# svd¶

tenpy.linalg.np_conserved.svd(a, full_matrices=False, compute_uv=True, cutoff=None, qtotal_LR=[None, None], inner_labels=[None, None], inner_qconj=1)[source]

Singualar value decomposition of an Array a.

Factorizes `U, S, VH = svd(a)`, such that `a = U*diag(S)*VH` (where `*` stands for a `tensordot()` and diag creates an correctly shaped Array with S on the diagonal). For a non-zero cutoff this holds only approximately.

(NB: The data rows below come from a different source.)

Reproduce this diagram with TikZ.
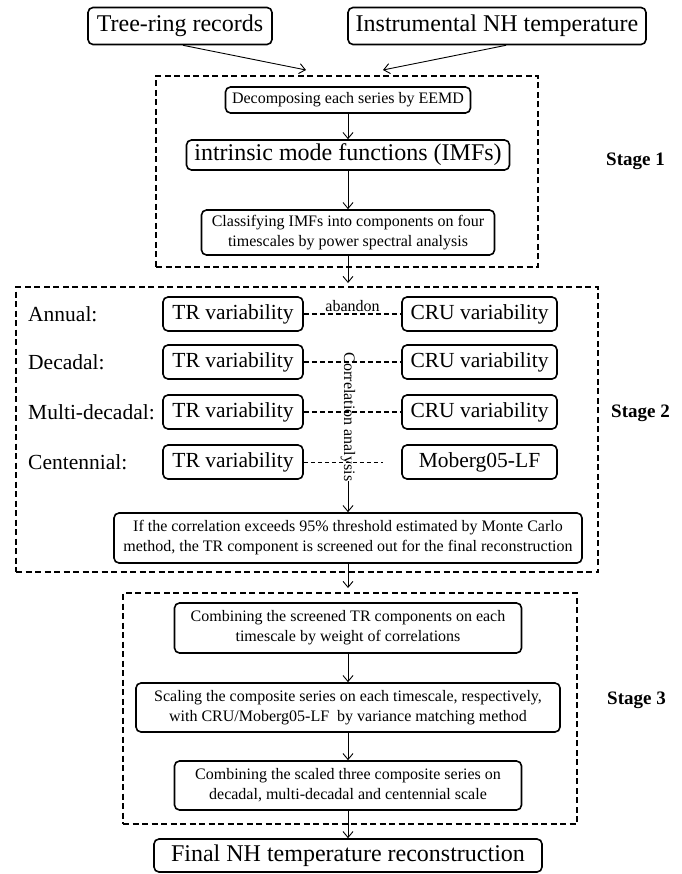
\documentclass[tikz,border=0pt]{standalone}
\usepackage{fontspec}
\setmainfont{Liberation Serif}
\usetikzlibrary{arrows.meta}
\begin{document}
\begin{tikzpicture}[x=1pt,y=-1pt,
 box/.style={draw,line width=1.6pt,rounded corners=5pt,inner sep=0pt,align=center},
 stagebox/.style={draw,line width=1.5pt,dash pattern=on 6pt off 3.5pt,inner sep=0pt},
 arr/.style={-{Straight Barb[length=6pt,width=10pt]},line width=0.9pt},
 link/.style={line width=1.2pt,dash pattern=on 5pt off 3pt},
 big/.style={font=\fontsize{24}{28}\selectfont},
 mid/.style={font=\fontsize{21.5}{25}\selectfont},
 small/.style={font=\fontsize{16}{20}\selectfont},
 stagelbl/.style={font=\fontsize{19}{23}\selectfont\bfseries,anchor=west,inner sep=0pt}]
\fill[white] (0,0) rectangle (681,874);
\useasboundingbox (0,0) rectangle (681,874);

% top inputs
\node[box,big,minimum width=184pt,minimum height=37pt] (tree) at (180,26) {Tree-ring records};
\node[box,big,minimum width=298pt,minimum height=37pt] (inst) at (497,26) {Instrumental NH temperature};
\coordinate (t1) at (306,70);
\coordinate (t2) at (383,70);
\draw[arr] ([xshift=3pt]tree.south) -- (t1);
\draw[arr] ([xshift=9pt]inst.south) -- (t2);

% stage 1
\node[stagebox,minimum width=382pt,minimum height=191pt] (s1) at (347,171.5) {};
\node[box,small,minimum width=245pt,minimum height=26pt] (dec) at (348,100) {Decomposing each series by EEMD};
\node[box,big,minimum width=323pt,minimum height=30pt] (imf) at (348,155) {intrinsic mode functions (IMFs)};
\node[box,small,minimum width=293pt,minimum height=45pt] (cls) at (348,232.5) {Classifying IMFs into components on four\\timescales by power spectral analysis};
\node[stagelbl] (st1) at (606,161) {Stage 1};
\draw[arr] (dec) -- (imf);
\draw[arr] (imf) -- (cls);
\coordinate (in2) at (348,283);
\draw[arr] (cls) -- (in2);

% stage 2
\node[stagebox,minimum width=582pt,minimum height=285pt] (s2) at (307,429.5) {};
\node[stagelbl] (st2) at (611,413) {Stage 2};
\node[mid,anchor=west,inner sep=0pt] (la1) at (28,314) {Annual:};
\node[mid,anchor=west,inner sep=0pt] (la2) at (28,362) {Decadal:};
\node[mid,anchor=west,inner sep=0pt] (la3) at (28,412) {Multi-decadal:};
\node[mid,anchor=west,inner sep=0pt] (la4) at (28,462) {Centennial:};
\foreach \i/\y in {1/314,2/362,3/412,4/462}{
  \node[box,mid,minimum width=140pt,minimum height=34pt] (tr\i) at (233,\y) {TR variability};
}
\foreach \i/\y in {1/314,2/362,3/412}{
  \node[box,mid,minimum width=155pt,minimum height=34pt] (cru\i) at (479.5,\y) {CRU variability};
}
\node[box,mid,minimum width=155pt,minimum height=34pt] (mob) at (479.5,462) {Moberg05-LF};
\draw[link] (tr1) -- node[small,midway,above,inner sep=1.5pt] (ab) {abandon} (cru1);
\draw[link] (tr2) -- (cru2);
\draw[link] (tr3) -- (cru3);
\coordinate (c4) at (383,462);
\draw[link,line width=1pt,dash pattern=on 4pt off 3pt] (tr4.east) -- (c4);
\node[small,rotate=-90,inner sep=0pt] (corr) at (348,417) {Correlation analysis};
\node[box,small,minimum width=468pt,minimum height=50pt] (cbox) at (348,538) {If the correlation exceeds 95\% threshold estimated by Monte Carlo\\method, the TR component is screened out for the final reconstruction};
\draw[arr] (corr.east) -- (cbox.north);
\coordinate (in3) at (348,588);
\draw[arr] (cbox) -- (in3);

% stage 3
\node[stagebox,minimum width=454pt,minimum height=231pt] (s3) at (350,708.5) {};
\node[stagelbl] (st3) at (607,700) {Stage 3};
\node[box,small,minimum width=347pt,minimum height=50pt] (b1) at (348,628) {Combining the screened TR components on each\\timescale by weight of correlations};
\node[box,small,minimum width=424pt,minimum height=49pt] (b2) at (348,707.5) {Scaling the composite series on each timescale, respectively,\\with CRU/Moberg05-LF\ \ by variance matching method};
\node[box,small,minimum width=347pt,minimum height=49pt] (b3) at (348,785.5) {Combining the scaled three composite series on\\decadal, multi-decadal and centennial scale};
\node[box,big,minimum width=388pt,minimum height=33pt] (fin) at (348,855.5) {Final NH temperature reconstruction};
\draw[arr] (b1) -- (b2);
\draw[arr] (b2) -- (b3);
\draw[arr] (b3) -- (fin);
\end{tikzpicture}
\end{document}
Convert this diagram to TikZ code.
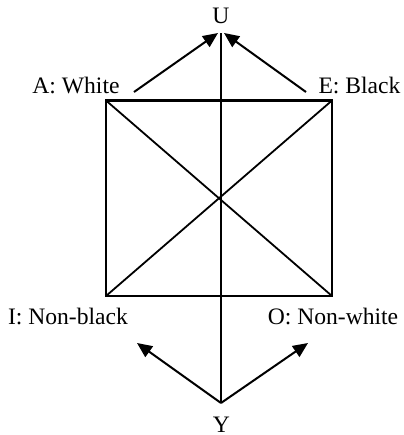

There is a gauge freedom regarding the charges, see also `Array.gauge_total_charge()`. We ensure contractibility by setting `U.legs = VH.legs.conj()`. Further, we gauge the LegCharge such that U and V have the desired qtotal_LR.

Parameters
• a (`Array`, shape `(M, N)`) – The matrix to be decomposed.

• full_matrices (bool) – If `False` (default), U and V have shapes `(M, K)` and `(K, N)`, where `K=len(S)`. If `True`, U and V are full square unitary matrices with shapes `(M, M)` and `(N, N)`. Note that the arrays are not directly contractible in that case; `diag(S)` would need to be a rectangluar `(M, N)` matrix.

• compute_uv (bool) – Whether to compute and return U and V.

• cutoff (`None` | float) – Keep only singular values which are (strictly) greater than cutoff. (Then the factorization holds only approximately). If `None` (default), ignored.

• qtotal_LR ([{charges|None}, {charges|None}]) – The desired qtotal for U and VH, respectively. `[None, None]` (Default) is equivalent to `[None, a.qtotal]`. A single None entry is replaced the unique charge satisfying the requirement `U.qtotal + VH.qtotal = a.qtotal (modulo qmod)`.

• inner_labels_LR ([{str|None}, {str|None}]) – The first label corresponds to `U.legs`, the second to `VH.legs`.

• inner_qconj ({+1, -1}) – Direction of the charges for the new leg. Default +1. The new LegCharge is constructed such that `VH.legs.qconj = inner_qconj`.

Returns

• U (`Array`) – Matrix with left singular vectors as columns. Shape `(M, M)` or `(M, K)` depending on full_matrices.

• S (1D ndarray) – The singluar values of the array. If no cutoff is given, it has lenght `min(M, N)`.

• VH (`Array`) – Matrix with right singular vectors as rows. Shape `(N, N)` or `(K, N)` depending on full_matrices.